MATERIAL =
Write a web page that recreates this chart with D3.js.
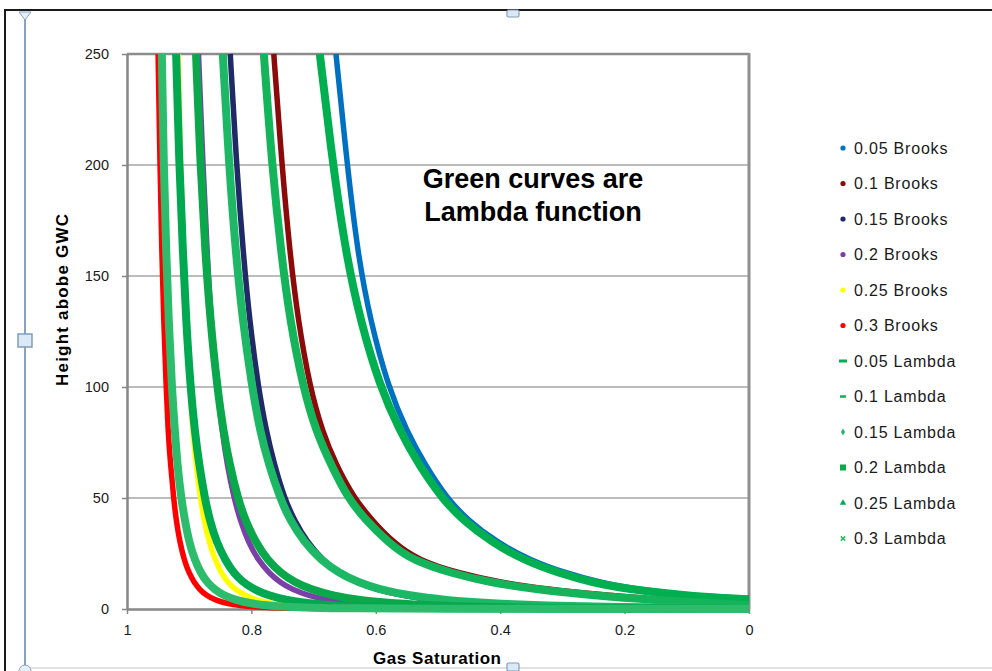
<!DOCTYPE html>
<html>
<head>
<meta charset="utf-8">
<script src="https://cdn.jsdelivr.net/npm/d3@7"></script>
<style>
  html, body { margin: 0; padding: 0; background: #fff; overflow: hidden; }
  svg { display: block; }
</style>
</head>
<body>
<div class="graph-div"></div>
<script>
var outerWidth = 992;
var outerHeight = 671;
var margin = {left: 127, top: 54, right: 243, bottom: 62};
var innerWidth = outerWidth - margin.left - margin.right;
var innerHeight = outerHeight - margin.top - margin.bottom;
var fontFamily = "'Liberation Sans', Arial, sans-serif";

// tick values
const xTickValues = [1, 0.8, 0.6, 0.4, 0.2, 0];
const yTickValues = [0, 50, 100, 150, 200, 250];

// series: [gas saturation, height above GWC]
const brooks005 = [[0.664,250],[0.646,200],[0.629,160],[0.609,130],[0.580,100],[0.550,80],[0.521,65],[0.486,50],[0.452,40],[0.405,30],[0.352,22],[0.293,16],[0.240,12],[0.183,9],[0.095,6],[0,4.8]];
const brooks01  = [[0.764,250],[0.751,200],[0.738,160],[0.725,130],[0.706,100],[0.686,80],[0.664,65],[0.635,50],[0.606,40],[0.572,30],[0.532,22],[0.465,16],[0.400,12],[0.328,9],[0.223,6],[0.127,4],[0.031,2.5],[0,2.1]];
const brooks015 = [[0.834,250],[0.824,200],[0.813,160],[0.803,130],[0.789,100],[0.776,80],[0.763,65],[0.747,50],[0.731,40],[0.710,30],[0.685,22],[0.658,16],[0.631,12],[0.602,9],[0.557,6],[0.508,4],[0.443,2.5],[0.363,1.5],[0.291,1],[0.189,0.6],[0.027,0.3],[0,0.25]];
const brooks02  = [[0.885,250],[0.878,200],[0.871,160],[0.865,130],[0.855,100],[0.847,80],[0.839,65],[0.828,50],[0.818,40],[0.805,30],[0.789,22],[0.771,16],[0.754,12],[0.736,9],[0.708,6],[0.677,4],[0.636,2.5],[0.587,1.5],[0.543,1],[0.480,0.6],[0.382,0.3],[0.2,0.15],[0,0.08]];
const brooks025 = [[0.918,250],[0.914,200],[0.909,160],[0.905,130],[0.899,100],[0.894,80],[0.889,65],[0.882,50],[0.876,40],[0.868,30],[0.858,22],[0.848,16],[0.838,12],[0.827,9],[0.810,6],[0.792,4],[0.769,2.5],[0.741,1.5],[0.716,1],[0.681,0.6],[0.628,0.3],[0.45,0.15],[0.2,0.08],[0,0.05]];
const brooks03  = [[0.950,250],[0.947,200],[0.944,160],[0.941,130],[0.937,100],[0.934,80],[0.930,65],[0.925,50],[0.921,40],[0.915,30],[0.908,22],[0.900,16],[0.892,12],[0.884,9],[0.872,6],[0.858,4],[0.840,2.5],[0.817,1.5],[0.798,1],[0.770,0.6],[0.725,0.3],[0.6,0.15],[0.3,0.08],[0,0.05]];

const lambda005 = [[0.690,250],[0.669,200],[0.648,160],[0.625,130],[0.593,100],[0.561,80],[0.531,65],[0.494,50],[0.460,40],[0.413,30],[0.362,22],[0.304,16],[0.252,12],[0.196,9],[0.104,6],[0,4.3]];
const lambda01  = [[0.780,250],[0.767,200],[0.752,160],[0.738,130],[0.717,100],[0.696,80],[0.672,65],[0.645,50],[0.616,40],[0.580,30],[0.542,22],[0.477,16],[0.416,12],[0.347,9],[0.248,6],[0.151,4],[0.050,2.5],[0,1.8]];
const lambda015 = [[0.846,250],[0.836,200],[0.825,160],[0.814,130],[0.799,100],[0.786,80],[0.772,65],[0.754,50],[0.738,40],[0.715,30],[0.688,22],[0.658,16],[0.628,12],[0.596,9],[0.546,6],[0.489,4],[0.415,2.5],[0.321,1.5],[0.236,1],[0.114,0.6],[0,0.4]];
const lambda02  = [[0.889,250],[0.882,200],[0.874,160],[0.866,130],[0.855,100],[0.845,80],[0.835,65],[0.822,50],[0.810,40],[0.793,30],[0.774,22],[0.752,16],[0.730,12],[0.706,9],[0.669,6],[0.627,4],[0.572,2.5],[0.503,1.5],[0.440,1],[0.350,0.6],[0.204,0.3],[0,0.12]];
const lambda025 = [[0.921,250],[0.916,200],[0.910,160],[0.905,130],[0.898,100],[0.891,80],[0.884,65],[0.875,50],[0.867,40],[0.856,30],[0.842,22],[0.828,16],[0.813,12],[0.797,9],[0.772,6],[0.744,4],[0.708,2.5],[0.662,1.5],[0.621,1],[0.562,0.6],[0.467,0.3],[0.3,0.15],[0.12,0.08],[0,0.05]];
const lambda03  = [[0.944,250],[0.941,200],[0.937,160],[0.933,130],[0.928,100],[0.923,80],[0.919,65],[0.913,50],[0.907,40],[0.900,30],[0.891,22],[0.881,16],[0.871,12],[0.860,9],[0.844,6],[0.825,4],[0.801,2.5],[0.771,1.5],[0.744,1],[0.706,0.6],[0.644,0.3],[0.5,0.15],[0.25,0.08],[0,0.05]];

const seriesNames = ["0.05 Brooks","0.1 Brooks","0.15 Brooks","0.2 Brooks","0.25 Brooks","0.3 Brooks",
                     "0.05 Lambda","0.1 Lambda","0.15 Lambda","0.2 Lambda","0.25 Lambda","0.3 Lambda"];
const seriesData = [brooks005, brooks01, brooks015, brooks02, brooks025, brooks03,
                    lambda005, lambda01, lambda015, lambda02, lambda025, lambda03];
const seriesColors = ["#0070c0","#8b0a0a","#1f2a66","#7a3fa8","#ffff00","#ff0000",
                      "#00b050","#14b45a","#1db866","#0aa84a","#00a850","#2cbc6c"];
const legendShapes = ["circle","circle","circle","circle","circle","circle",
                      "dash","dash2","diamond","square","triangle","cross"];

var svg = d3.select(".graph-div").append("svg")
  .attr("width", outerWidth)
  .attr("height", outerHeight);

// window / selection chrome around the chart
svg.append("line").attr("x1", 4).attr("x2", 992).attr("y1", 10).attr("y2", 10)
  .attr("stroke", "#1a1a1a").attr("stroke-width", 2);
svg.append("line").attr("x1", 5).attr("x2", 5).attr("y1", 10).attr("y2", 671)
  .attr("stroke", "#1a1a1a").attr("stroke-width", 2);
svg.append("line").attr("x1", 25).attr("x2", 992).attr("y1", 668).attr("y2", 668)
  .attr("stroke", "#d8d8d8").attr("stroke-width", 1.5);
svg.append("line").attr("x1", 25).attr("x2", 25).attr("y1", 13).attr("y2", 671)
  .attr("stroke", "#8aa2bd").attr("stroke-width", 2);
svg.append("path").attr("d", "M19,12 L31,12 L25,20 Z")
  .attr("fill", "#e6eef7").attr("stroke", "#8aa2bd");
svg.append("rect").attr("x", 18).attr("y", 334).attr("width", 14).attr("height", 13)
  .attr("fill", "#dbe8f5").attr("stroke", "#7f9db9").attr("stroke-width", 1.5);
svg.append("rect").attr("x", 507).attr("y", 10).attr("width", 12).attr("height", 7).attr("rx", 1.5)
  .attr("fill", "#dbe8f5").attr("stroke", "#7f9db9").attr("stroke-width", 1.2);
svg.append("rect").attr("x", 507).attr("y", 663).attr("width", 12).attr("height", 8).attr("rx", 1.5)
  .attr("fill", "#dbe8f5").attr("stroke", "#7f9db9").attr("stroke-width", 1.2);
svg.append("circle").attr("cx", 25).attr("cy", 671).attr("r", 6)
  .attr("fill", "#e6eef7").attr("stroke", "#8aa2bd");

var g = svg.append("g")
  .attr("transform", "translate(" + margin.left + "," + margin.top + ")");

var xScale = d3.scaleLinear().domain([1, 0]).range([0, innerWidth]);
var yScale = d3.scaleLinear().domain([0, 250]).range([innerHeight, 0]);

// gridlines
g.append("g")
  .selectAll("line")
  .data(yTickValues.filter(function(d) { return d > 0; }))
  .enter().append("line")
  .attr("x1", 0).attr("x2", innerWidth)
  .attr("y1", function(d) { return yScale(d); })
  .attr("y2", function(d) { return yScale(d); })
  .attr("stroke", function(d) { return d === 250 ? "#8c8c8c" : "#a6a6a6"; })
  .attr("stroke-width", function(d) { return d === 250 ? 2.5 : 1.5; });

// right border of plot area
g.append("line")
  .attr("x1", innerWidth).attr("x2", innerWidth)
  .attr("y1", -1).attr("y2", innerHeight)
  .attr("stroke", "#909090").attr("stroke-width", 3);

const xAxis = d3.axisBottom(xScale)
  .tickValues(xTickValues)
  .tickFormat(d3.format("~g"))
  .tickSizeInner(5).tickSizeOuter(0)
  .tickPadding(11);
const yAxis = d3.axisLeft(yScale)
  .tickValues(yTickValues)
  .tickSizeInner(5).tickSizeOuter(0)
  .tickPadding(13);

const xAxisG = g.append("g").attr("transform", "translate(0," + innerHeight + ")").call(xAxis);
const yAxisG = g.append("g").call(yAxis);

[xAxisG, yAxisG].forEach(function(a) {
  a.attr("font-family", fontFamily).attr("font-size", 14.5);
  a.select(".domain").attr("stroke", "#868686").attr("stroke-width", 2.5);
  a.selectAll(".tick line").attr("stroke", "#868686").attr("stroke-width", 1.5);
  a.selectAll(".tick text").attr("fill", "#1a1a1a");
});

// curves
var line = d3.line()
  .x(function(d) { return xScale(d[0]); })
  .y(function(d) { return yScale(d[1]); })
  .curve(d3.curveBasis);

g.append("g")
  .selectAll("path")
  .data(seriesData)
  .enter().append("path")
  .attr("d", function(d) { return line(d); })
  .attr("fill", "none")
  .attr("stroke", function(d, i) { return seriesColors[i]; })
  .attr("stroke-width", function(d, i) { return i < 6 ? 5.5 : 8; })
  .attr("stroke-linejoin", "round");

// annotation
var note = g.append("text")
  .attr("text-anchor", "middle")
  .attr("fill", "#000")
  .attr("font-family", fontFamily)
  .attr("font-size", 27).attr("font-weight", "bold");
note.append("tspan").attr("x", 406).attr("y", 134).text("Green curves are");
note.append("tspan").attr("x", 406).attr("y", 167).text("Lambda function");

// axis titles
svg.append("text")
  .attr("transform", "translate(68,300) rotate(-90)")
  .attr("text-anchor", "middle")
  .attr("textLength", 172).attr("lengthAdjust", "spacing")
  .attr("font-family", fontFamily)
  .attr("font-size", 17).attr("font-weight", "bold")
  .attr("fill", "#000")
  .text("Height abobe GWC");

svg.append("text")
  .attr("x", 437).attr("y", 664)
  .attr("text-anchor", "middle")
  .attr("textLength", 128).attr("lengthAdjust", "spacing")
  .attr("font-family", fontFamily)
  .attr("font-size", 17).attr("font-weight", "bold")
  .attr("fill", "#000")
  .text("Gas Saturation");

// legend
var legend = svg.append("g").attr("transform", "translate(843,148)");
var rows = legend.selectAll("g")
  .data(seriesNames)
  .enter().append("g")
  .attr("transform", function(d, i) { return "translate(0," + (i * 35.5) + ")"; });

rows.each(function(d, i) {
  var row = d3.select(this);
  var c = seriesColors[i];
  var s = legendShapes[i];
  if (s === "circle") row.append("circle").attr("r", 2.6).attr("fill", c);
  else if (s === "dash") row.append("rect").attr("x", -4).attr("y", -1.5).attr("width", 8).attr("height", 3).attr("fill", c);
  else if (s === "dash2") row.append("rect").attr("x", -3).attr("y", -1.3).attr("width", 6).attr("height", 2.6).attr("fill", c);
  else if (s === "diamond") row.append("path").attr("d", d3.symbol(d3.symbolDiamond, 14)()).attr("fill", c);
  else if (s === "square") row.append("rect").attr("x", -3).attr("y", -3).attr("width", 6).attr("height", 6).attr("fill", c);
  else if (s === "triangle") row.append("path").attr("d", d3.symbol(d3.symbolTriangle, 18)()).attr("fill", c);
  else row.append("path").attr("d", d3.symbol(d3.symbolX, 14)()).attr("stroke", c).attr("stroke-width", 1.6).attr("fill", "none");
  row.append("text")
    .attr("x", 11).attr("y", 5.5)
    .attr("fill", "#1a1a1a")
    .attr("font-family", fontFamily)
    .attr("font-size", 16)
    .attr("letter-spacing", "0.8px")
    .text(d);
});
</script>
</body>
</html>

SHORT EXERCISE = Everything from the top line of the data down to and including the line with "const yTickValues = [0, 50, 100, 150, 200, 250];" is to be copied, except the pictures.

SOLVED PROBLEM =
Write a web page that recreates this chart with D3.js.
<!DOCTYPE html>
<html>
<head>
<meta charset="utf-8">
<script src="https://cdn.jsdelivr.net/npm/d3@7"></script>
<style>
  html, body { margin: 0; padding: 0; background: #fff; overflow: hidden; }
  svg { display: block; }
</style>
</head>
<body>
<div class="graph-div"></div>
<script>
var outerWidth = 992;
var outerHeight = 671;
var margin = {left: 127, top: 54, right: 243, bottom: 62};
var innerWidth = outerWidth - margin.left - margin.right;
var innerHeight = outerHeight - margin.top - margin.bottom;
var fontFamily = "'Liberation Sans', Arial, sans-serif";

// tick values
const xTickValues = [1, 0.8, 0.6, 0.4, 0.2, 0];
const yTickValues = [0, 50, 100, 150, 200, 250];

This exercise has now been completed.